The US Department of Commerce is considering issuing a temporary general license to prevent disruptions to existing networks.
Earlier this week, US President Donald Trump placed Huawei and 70 of its affiliates on a blacklist that would require US firms to request a license before selling components to the Chinese firm.
Trump also signed an executive order earlier this week that would prevent the US market from using equipment built and supplied by Huawei after declaring a “national emergency” over the alleged threats posed to the security of the country’s communications infrastructure.
In 2018, Huawei spent $11bn purchasing equipment from key tech firms such as Qualcomm and Intel in order to get chips required for Huawei equipment.

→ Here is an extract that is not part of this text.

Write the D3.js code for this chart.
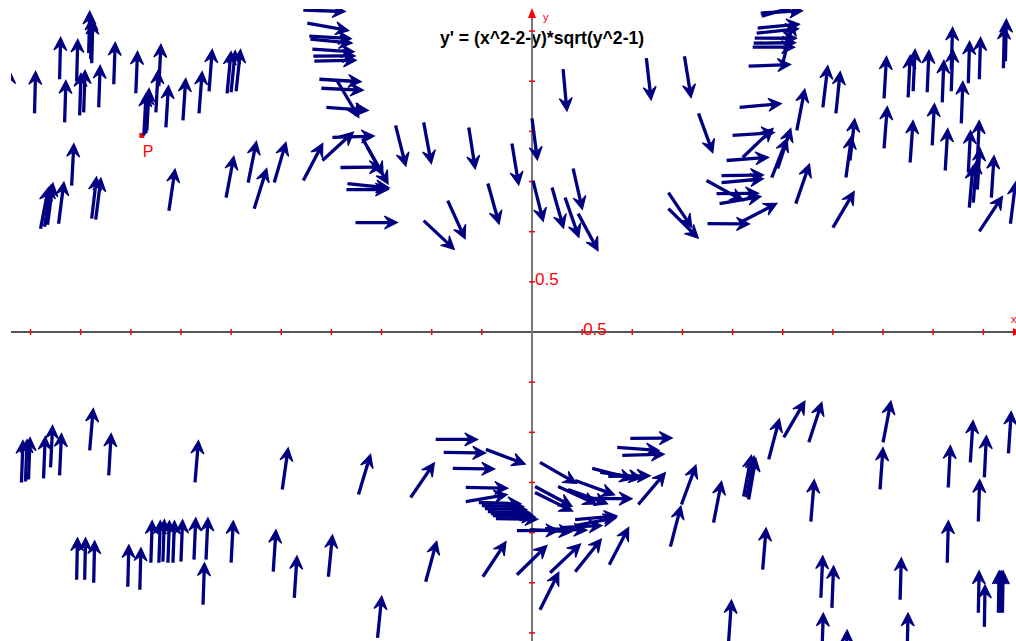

The US Department of Commerce is considering issuing a temporary general license “to prevent the interruption of existing network operations and equipment,” a spokeswoman told Reuters.
The move would allow Huawei to buy US goods in order to continue providing service to existing customers who need to maintain their networks. However, it would not be able to purchase components to build new products. The temporary general license would last 90 days.

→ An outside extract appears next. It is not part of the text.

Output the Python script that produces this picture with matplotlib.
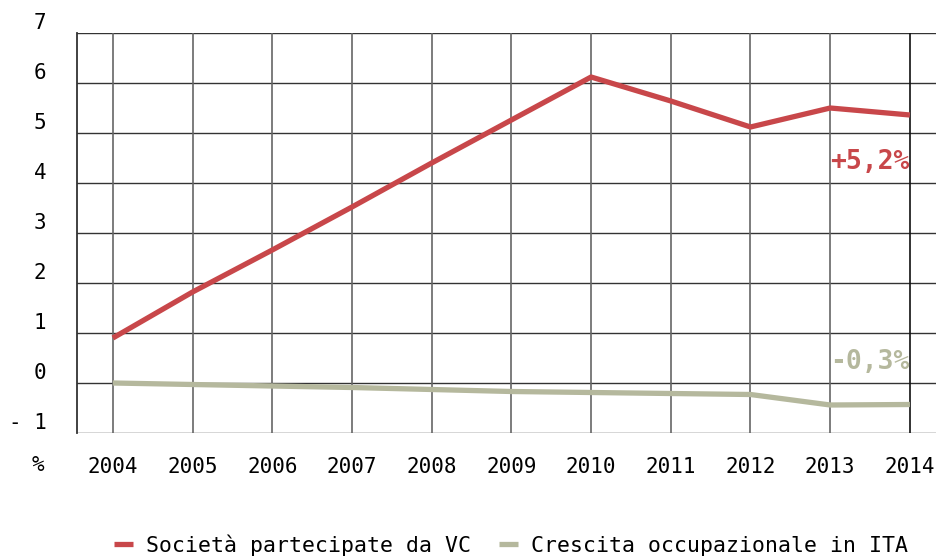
import numpy as np
import matplotlib.pyplot as plt

years = [2004, 2005, 2006, 2007, 2008, 2009, 2010, 2011, 2012, 2013, 2014]
vc_companies = [0.9, 1.82, 2.66, 3.52, 4.4, 5.26, 6.12, 5.64, 5.12, 5.5, 5.36]
employment_ita = [0.0, -0.03, -0.06, -0.09, -0.13, -0.17, -0.19, -0.21, -0.23, -0.44, -0.43]
yticks = [-1, 0, 1, 2, 3, 4, 5, 6, 7]
ytick_labels = ["- 1", "0", "1", "2", "3", "4", "5", "6", "7"]
series_names = ["Società partecipate da VC", "Crescita occupazionale in ITA"]
end_labels = ["+5,2%", "-0,3%"]

RED = "#c8474a"
GREEN = "#b5b89d"

plt.rcParams["font.family"] = ["DejaVu Sans Mono"]

fig = plt.figure(figsize=(9.37, 5.56), dpi=100)
ax = fig.add_axes([77 / 937, 1 - 433 / 556, 1 - 77 / 937, 400 / 556])

ax.plot(years, vc_companies, color=RED, lw=3.8, solid_capstyle="butt", label=series_names[0], zorder=3)
ax.plot(years, employment_ita, color=GREEN, lw=3.8, solid_capstyle="butt", label=series_names[1], zorder=3)

ax.set_xlim(2003.55, 2014.34)
ax.set_ylim(-1, 7)

# grid
for y in yticks:
    ax.axhline(y, color="#333333", lw=1.0, zorder=1)
for i, x in enumerate(years):
    ax.axvline(x, color="#111111" if i == len(years) - 1 else "#666666", lw=1.2, zorder=1)

for s in ["top", "right", "bottom"]:
    ax.spines[s].set_visible(False)
ax.spines["left"].set_color("#333333")
ax.spines["left"].set_linewidth(1.3)

ax.set_xticks(years)
ax.set_xticklabels([str(y) for y in years], fontsize=15)
ax.set_yticks(yticks)
ax.set_yticklabels(ytick_labels, fontsize=15)
ax.tick_params(length=0)
ax.tick_params(axis="x", pad=17)
ax.tick_params(axis="y", pad=22)
for lbl in ax.get_yticklabels():
    lbl.set_verticalalignment("bottom")

fig.text(38 / 937, 1 - 465 / 556, "%", fontsize=15, ha="center", va="center")

ax.text(2014, 4.42, end_labels[0], color=RED, fontsize=19, fontweight="bold",
        ha="right", va="center")
ax.text(2014, 0.42, end_labels[1], color=GREEN, fontsize=19, fontweight="bold",
        ha="right", va="center")

fig.legend(loc="center", bbox_to_anchor=(511 / 937, 1 - 545 / 556), ncol=2, frameon=False,
           fontsize=15.5, handlelength=0.9, handletextpad=0.6, columnspacing=1.3,
           borderpad=0)

fig.savefig("out.png", dpi=100)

Chinese authorities responded quickly to the proposed sanctions from the US this week, claiming that they would do what was needed to protect their companies.
Huawei Technologies CEO Ren Zhengfei says Huawei would be OK even if Qualcomm and other American suppliers would not sell chips to Huawei, because the company has been prepared for that.
"We have not done anything which violates the law," CEO Ren Zhengfei told Japanese media at company headquarters in Shenzhen on Saturday in his first interview since the U.S. decision to restrict trade with the Huawei.
Ren indicated that his company will continue developing its own chips to lessen the impact of the ban on its production. Huawei unit HiSilicon Technologies, which mainly designs core processor chips, has made similar allusions to plans for dealing with a potential disruption in supply. In a recent open letter, President Teresa He Tingbo wrote, "We actually have foreseen this day for many years, and we do have a backup plan."
Huawei's chief also rulded out the prospect of producing 5G equipment on American soil. "Even if the U.S. asks us to manufacture over there, we will not go," said Ren.